Review: Glenn Greenwald’s ‚With Liberty and Justice for Some‘

I just finished reading Glenn Greenwald’s With Liberty and Justice for Some.

On the positive side, Greenwald provides a highly detailed account of the degree to which political and media élites have, particularly in the past decade, openly embraced the idea that the powerful are above the law, discussing not only the crimes against humanity committed under Bush and Obama, but the crimes of the financial sector, and much more.

However, there are two weaknesses to Greenwald’s account, which are interrelated.

For one thing, he repeatedly claims that the élite embrace of lawlessness dates back to Watergate. Although it is certainly not unusual for liberals to list Watergate as the date of Washington’s fall from grace, it is patently false. Although he mentions the criminality of COINTELPRO, which was revealed at roughly the same time was Watergate (and led to markedly less élite outrage), he only does so in order to provide historical context to the Foreign Intelligence Surveillance Act.

A true account of élite lawlessness in the US would go back much farther, and include the US slaughter in Vietnam, the refusal to prosecute various economic powerhouses for trading with the Nazis during World War II, the refusal to prosecute Texaco for violating the Neutrality Act during the Spanish Civil War, the US dirty war against Latin America, the fairly regular massacres of striking workers and other political dissidents throughout US history both by and with the approval of top US officials. Nor does he mention that the US has never taken seriously the treaties it has concluded with those less powerful, such as the indigenous population. Indeed, a true account of Greenwald’s thesis – that the powerful in the US are above the law – would require him to go back to the very foundation of the state.

And this is the second problem. In his quest to create an ‚innocence lost‘ narrative, he gives the Founding Aristocrats an egalitarian makeover that most of them would have found deeply offensive. Whilst acknowledging, in a cursory nod to historical accuracy, that the system the founders created was based on profound inequalities, he insists that the founders‘ ritualistic invocation of the concept of equality was ‚aspirational‘ rather than ‚hypocritical‘. How a ruling class that regularly opposed popular demands for equality with murderous violence could be said to be ‚aspiring‘ to that which they were desperate to combat is a question Greenwald does not address. He mentions Abigail Adams‘ statement in her letter to John Adams that ‚every man would be a tyrant if he could‘, but only as a set-up for a more general point: he does not inform readers that this was a letter in which Abigail Adams was imploring her husband not to disenfranchise fully half of the population, nor does he mention her husband’s reply, which deserves pride of place in the annals of mansplaining.

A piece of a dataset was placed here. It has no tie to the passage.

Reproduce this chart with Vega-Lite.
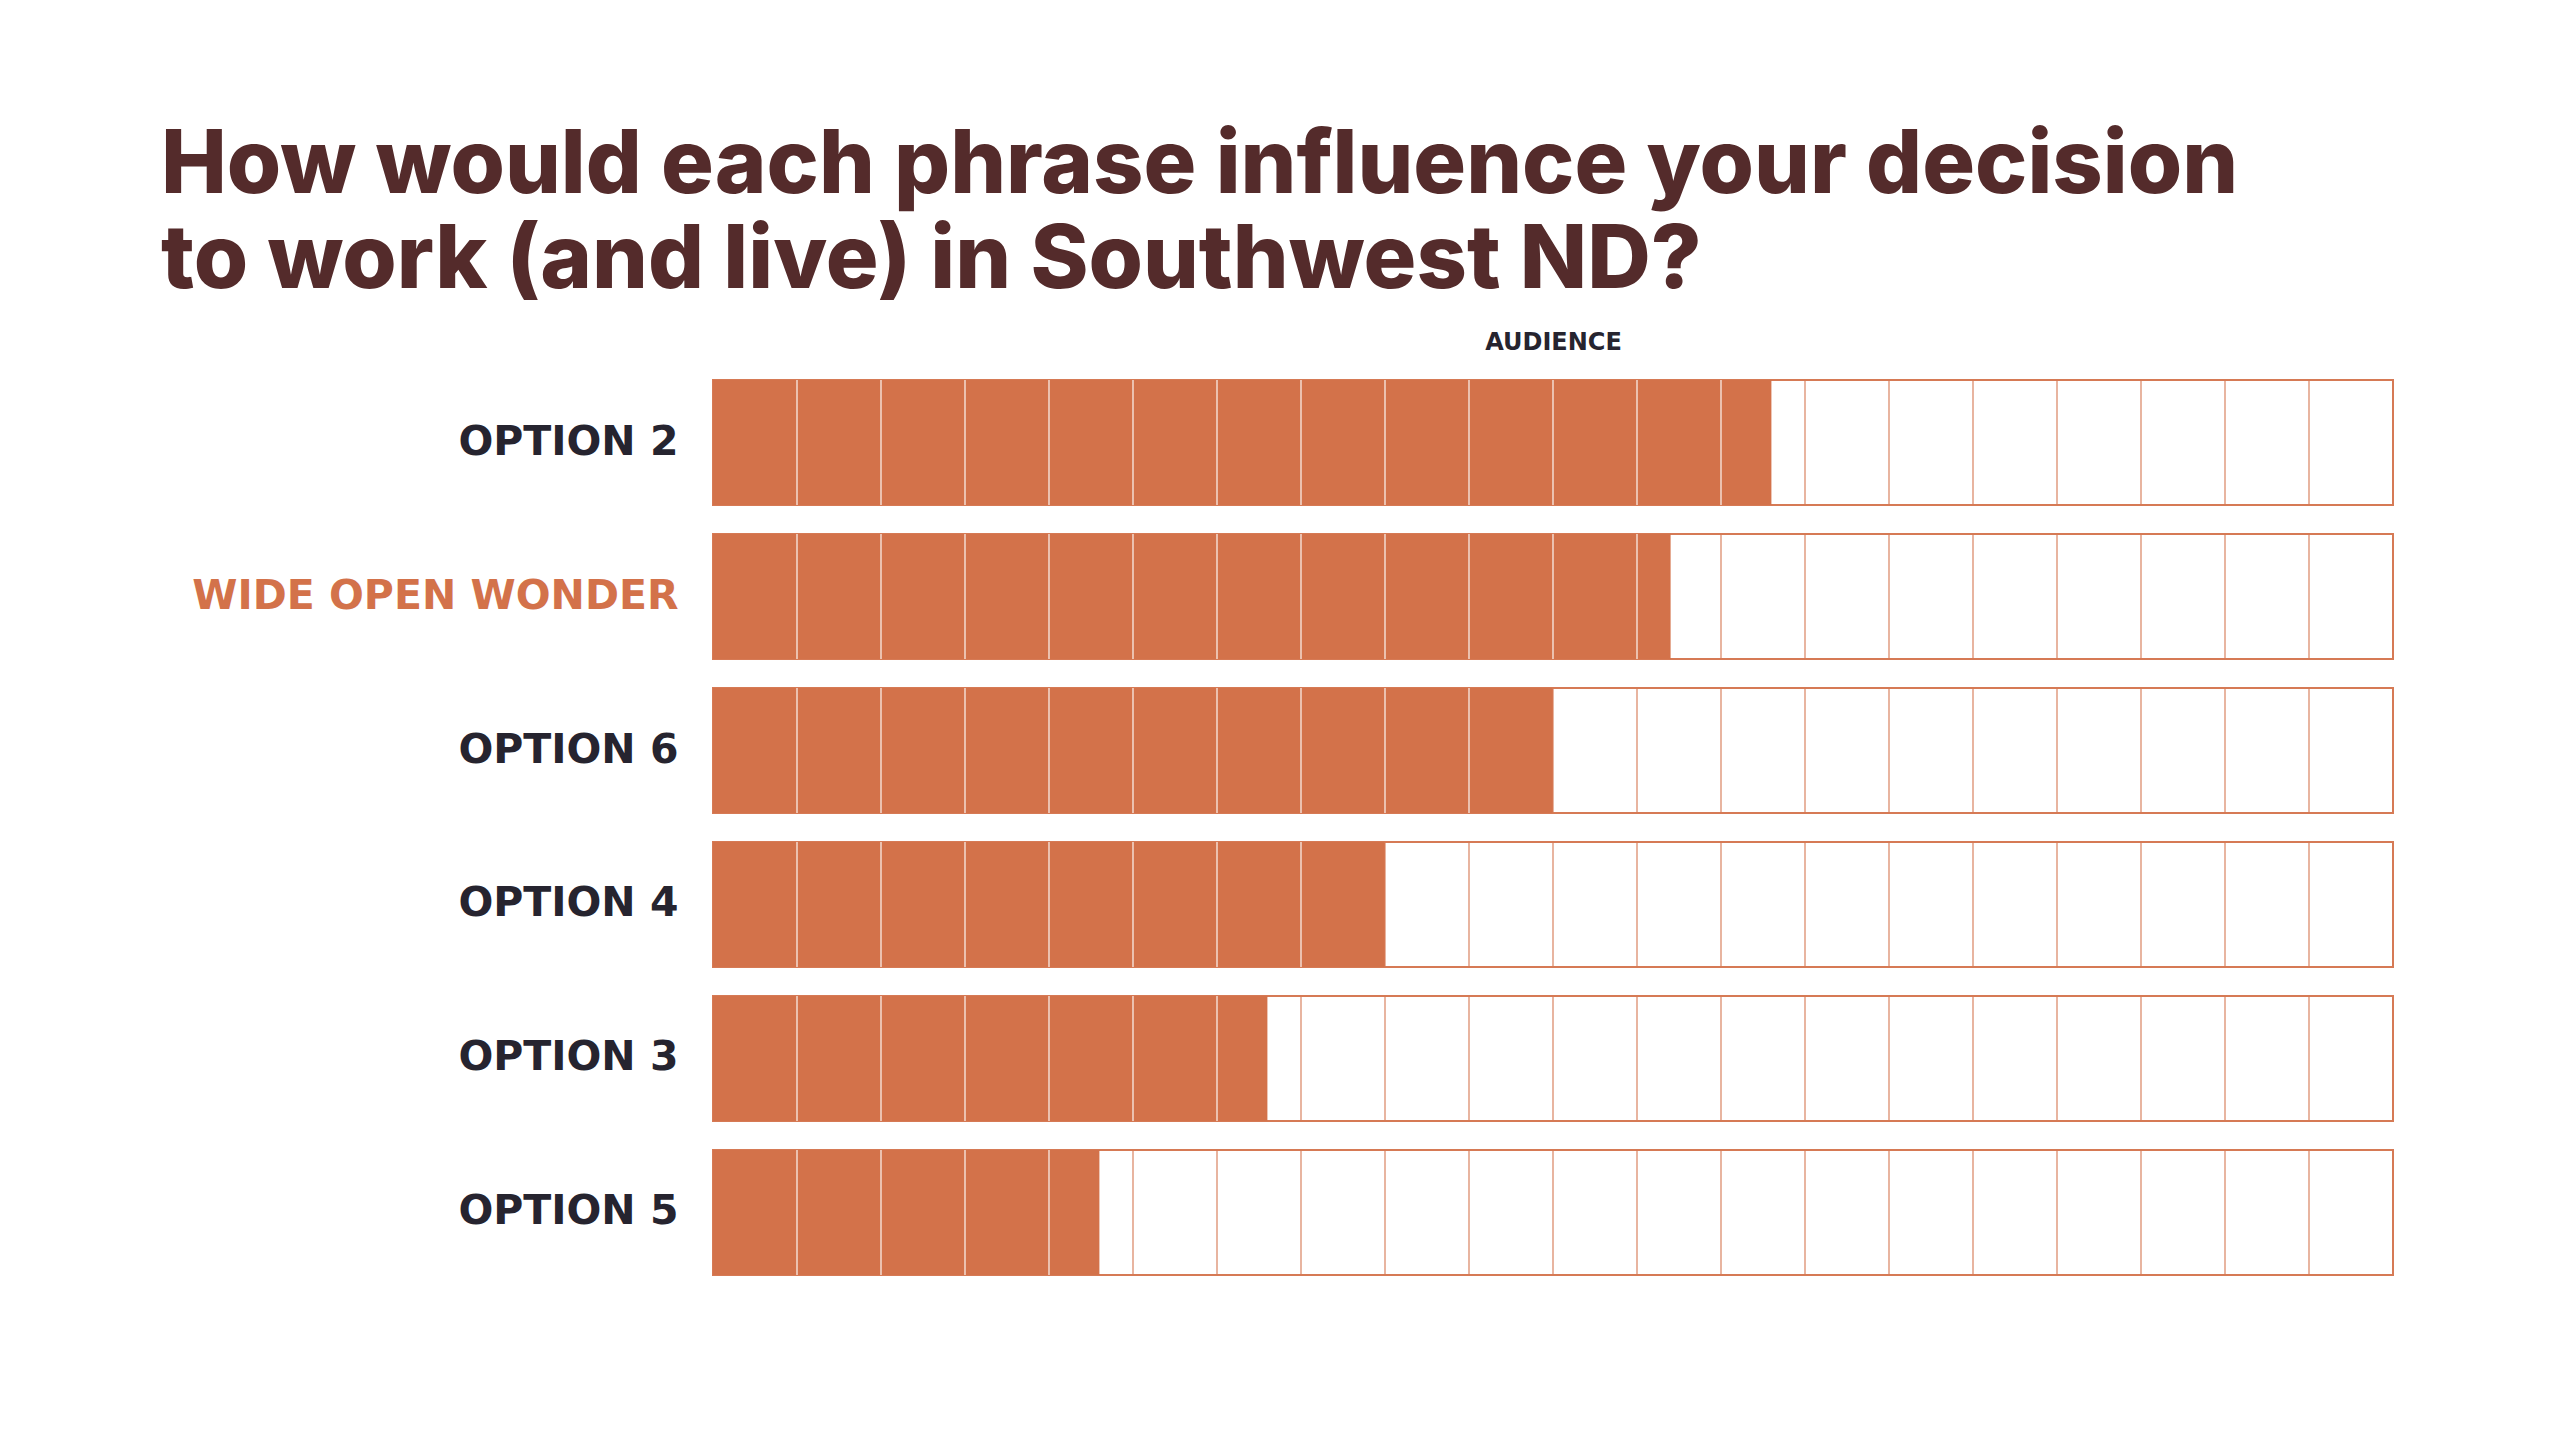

Greenwald acknowledges slavery and the disenfranchisement of anyone who was not white and male, but does not mention the property requirements that served to disenfranchise the working class. He quotes James Madison at length, but never mentions Madison’s statement that the purpose of government was ‚to protect the minority of the opulent from the majority‘, nor Madison’s distress at the ‚levelling‘ tendency in the population, Madison’s term for the fact that the rabble who weren’t allowed a seat at the grand constitutional bargaining table mistakenly believed that all this talk of equality included them.

Indeed, there is not a single aspect of the élite lawlessness that Greenwald eloquently condemns that does not have a parallel in the founding period. Even the foreclosure scandal has its analogue in the founding period: many veterans of the War of Independence came home only to discover that the landlords who had urged them to go off and fight had evicted them and their families for not paying the rent whilst they were away. Popular rebellions demanded debt relief; the founders responded by enacting a constitution that prohibited it.

It is comforting to think that there was some period in which the values we are told this country was founded on were actually taken seriously by those in power. However, it is also bollocks, and as long as we are willing to buy into it, we will always be easy prey for hucksters who promise a return to former glory.